While Ibuki (息吹) was the early voice of Cross Vein Julia Nishimura certainly has become their most identifiable and iconic frontwoman since debuting in 2010. Shrill would be one way of describing Julia’s vocals, glass-shattering another. Over nine years and three albums Nishimura’s golden pipes are one of Cross Vein’s greatest assets. On “True Castle” Julia is her kawaii self and, thankfully, she continues to sing in her native Japanese (despite both tracks being Englisht titled). There are no instances of forced heavily accented English, something which prevented Lovebites highly-publicized Nuclear Blast Records debut “Clockwork Immortality” from unlocking its full potential.
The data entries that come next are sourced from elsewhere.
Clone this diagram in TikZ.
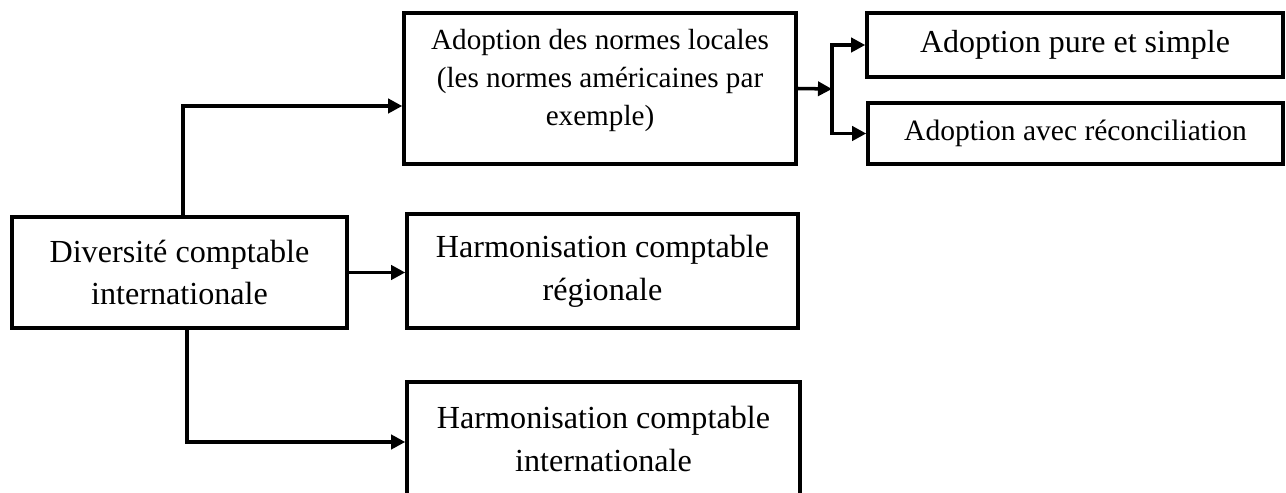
\documentclass[tikz,border=0pt]{standalone}
\usepackage{fontspec}
\setmainfont{Liberation Serif}
\usetikzlibrary{arrows.meta, positioning}

\tikzset{
    boite/.style={draw, line width=2pt, align=center, inner sep=0pt},
    fleche/.style={->, line width=2pt},
    grand/.style={font=\fontsize{18.3}{24.4}\selectfont},
    petit/.style={font=\fontsize{16.6}{21.6}\selectfont}
}

\begin{document}
\begin{tikzpicture}[x=0.02cm, y=-0.02cm, >={Triangle[length=8pt, width=8pt]}]
    \useasboundingbox (0,0) rectangle (1286,493);

    % boites
    \node[boite, grand, minimum width=6.7cm, minimum height=2.22cm] (div) at (179.5,272.5)
        {Diversité comptable\\internationale};
    \node[boite, petit, text depth=13pt, minimum width=7.84cm, minimum height=3.02cm] (adl) at (600,88.5)
        {Adoption des normes locales\\(les normes américaines par\\exemple)};
    \node[boite, grand, minimum width=7.82cm, minimum height=2.28cm] (reg) at (602.5,271)
        {Harmonisation comptable\\régionale};
    \node[boite, grand, minimum width=7.86cm, minimum height=2.28cm] (intl) at (603.5,439)
        {Harmonisation comptable\\internationale};
    \node[boite, font=\fontsize{18.2}{21}\selectfont, minimum width=8.32cm, minimum height=1.28cm] (pure) at (1075,45)
        {Adoption pure et simple};
    \node[boite, font=\fontsize{16.8}{21}\selectfont, minimum width=8.3cm, minimum height=1.22cm] (reco) at (1075.5,133.5)
        {Adoption avec réconciliation};

    \coordinate (split) at (832,89);

    % fleches
    \draw[fleche] ([xshift=0.07cm]div.north) |- ([yshift=-0.35cm]adl.west);
    \draw[fleche] (div.east) -- (div.east -| reg.west);
    \draw[fleche] ([xshift=0.15cm]div.south) |- ([yshift=-0.06cm]intl.west);
    \draw[fleche] (adl.east) -- (split);
    \draw[fleche] (split) |- (pure.west);
    \draw[fleche] (split) |- (reco.west);
\end{tikzpicture}
\end{document}
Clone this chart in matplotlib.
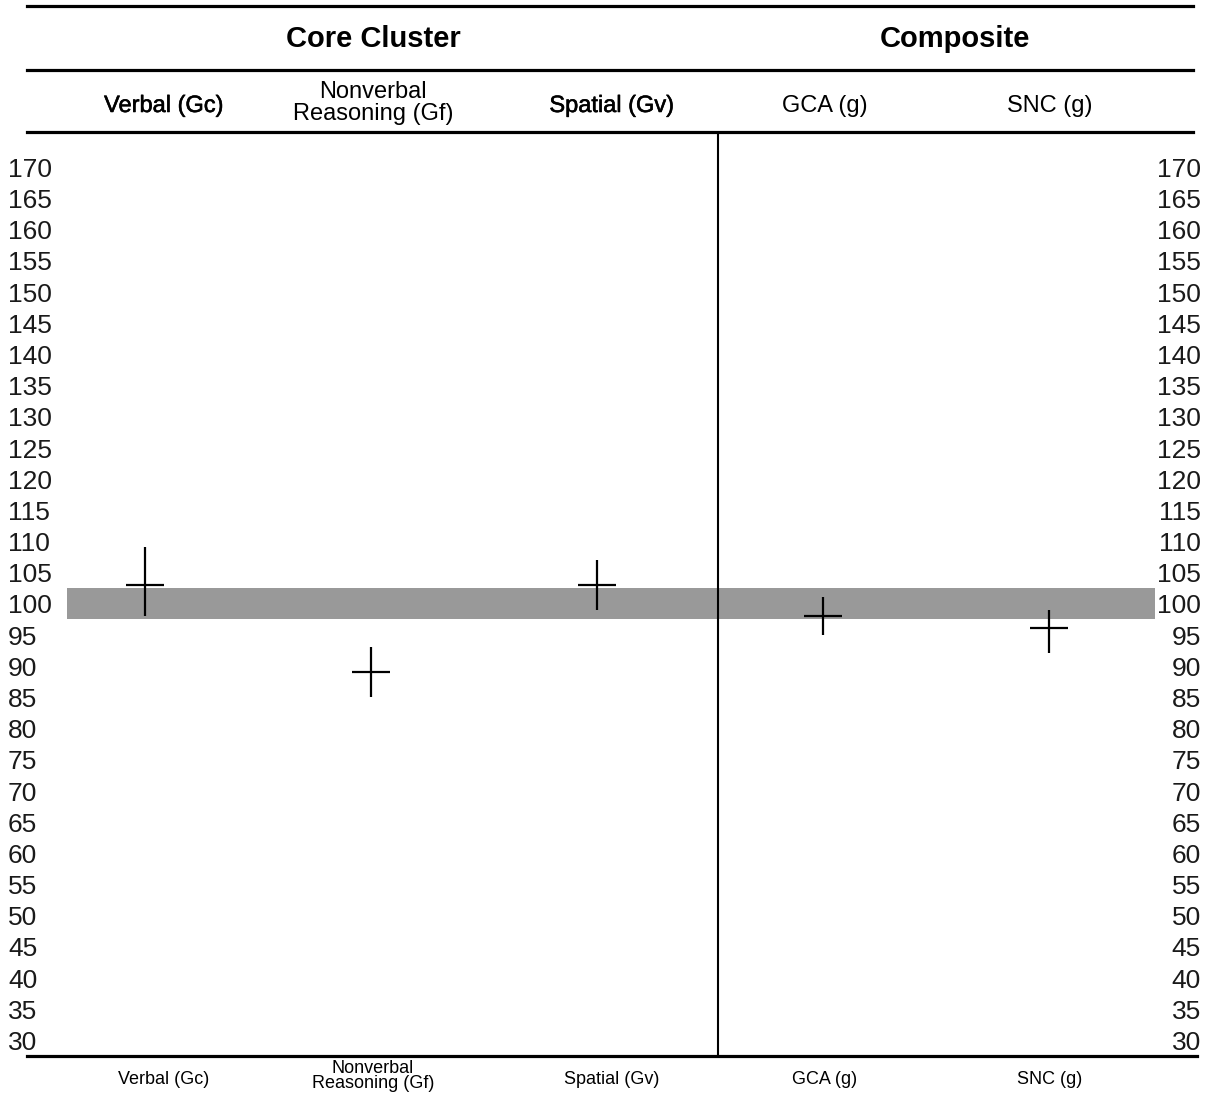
import matplotlib.pyplot as plt
import matplotlib.transforms as mtransforms
import matplotlib.patheffects as pe
from matplotlib.lines import Line2D
import numpy as np

plt.rcParams['font.family'] = ['Liberation Sans', 'DejaVu Sans']

# data
categories = ['Verbal (Gc)', 'Nonverbal\nReasoning (Gf)', 'Spatial (Gv)', 'GCA (g)', 'SNC (g)']
scores = [103, 89, 103, 98, 96]
ci_low = [98, 85, 99, 95, 92]
ci_high = [109, 93, 107, 101, 99]
groups = ['Core Cluster', 'Composite']
y_ticks = list(range(30, 175, 5))
avg_band = (97.5, 102.5)

W, H = 1207, 1094
fig = plt.figure(figsize=(W / 100, H / 100), dpi=100)


def fx(px):
    return px / W


def fy(py):
    return 1 - py / H


# plot area between header rule and bottom rule
ax = fig.add_axes([fx(27), fy(1056), fx(1197) - fx(27), fy(132) - fy(1056)])
x = np.arange(len(categories))
ax.set_xlim(-0.522, 4.655)
ax.set_ylim(27.44, 175.6)
ax.axis('off')

# average range band
ax.axhspan(avg_band[0], avg_band[1], xmin=40 / 1170, xmax=1128 / 1170,
           color='#999999', lw=0, zorder=1)

# score with confidence interval
yerr = [np.subtract(scores, ci_low), np.subtract(ci_high, scores)]
ax.errorbar(x, scores, yerr=yerr, fmt='_', color='black', markersize=27,
            mew=1.6, elinewidth=1.6, capsize=0, zorder=3)

# divider between core clusters and composites
ax.axvline(2.535, color='black', lw=1.5, zorder=2)

# score scale on both sides
trans = mtransforms.blended_transform_factory(fig.transFigure, ax.transData)
trans = mtransforms.offset_copy(trans, fig=fig, y=-3, units='dots')
for v in y_ticks:
    ax.text(fx(8), v, str(v), transform=trans, ha='left', va='center',
            fontsize=19, color='#1a1a1a')
    ax.text(fx(1201), v, str(v), transform=trans, ha='right', va='center',
            fontsize=19, color='#1a1a1a')

# header rules
for yy, x0, x1 in [(6, 27, 1193), (70, 27, 1193), (132, 27, 1193), (1056, 27, 1197)]:
    fig.add_artist(Line2D([fx(x0), fx(x1)], [fy(yy), fy(yy)], color='black',
                          lw=2.3, transform=fig.transFigure))

# group titles
group_px = [373, 955]
for g, gx in zip(groups, group_px):
    fig.text(fx(gx), fy(39), g, ha='center', va='center', fontsize=21,
             fontweight='bold')

# column labels top and bottom
label_px = [164, 373, 612, 825, 1050]
heavy = {'Verbal (Gc)', 'Spatial (Gv)'}
for lab, lx in zip(categories, label_px):
    two = '\n' in lab
    t = fig.text(fx(lx), fy(103 if two else 106), lab, ha='center', va='center',
                 fontsize=17, linespacing=1.05)
    if lab in heavy:
        t.set_path_effects([pe.withStroke(linewidth=0.4, foreground='black')])
    fig.text(fx(lx), fy(1076 if two else 1079), lab, ha='center', va='center',
             fontsize=13, linespacing=0.9)

fig.savefig('out.png', dpi=100)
Not encumbered by having to appeal to the international market Cross Vein is content to remain a titan force domestically. Due to the sheer intensity of their attack, the relentless optimism, and triumphant technicality Cross Vein is best enjoyed in limited dosages. Offering 2 new tracks, and a total of 20 minutes of music, “True Castle” has the ideal duration while offering a glimpse of where Cross Vein is headed in the future.
“True Castle” doesn’t so much chart new waters as it offers a slight refining of the direction Cross Vein has been specializing in since “Royal Eternity”. Just like on the earlier “The Revival” single Julia doesn’t feature on the cover (even though she did on the earlier “Profusion” and “Maid Of Lorraine” singles) and “True Castle”, at least visually, seems to be a callback to the “Moon Addict” days with artwork that very much looks like a stylistic continuation of “The Revival”. Those pining to see Julia and her dresses again will in all likelihood have to wait for the fourth Cross Vein album. There’s a point to be made that Cross Vein might just be a tad much for the average power metal fan, but bands like Twilight Force, Frozen Crown, Elvenstorm, and Dragonforce are drawing massive crowds despite, or maybe in spite of, their inevitably tacky conceptual nature. The closest thing you could call Cross Vein is fairytale metal, or Tim Burton metal. Whichever description you prefer, “True Castle” very much manifests that the Yoshinari Kashiwagi-Masumi Takayama songwriting partnership continues to pay dividends. As sugary and shiny as Cross Vein tends to be they are emblemic of Japanese power metal in the sense that they do it better than the European masters. That fourth album cannot come soon enough. Let’s hope Julia’s on the cover again.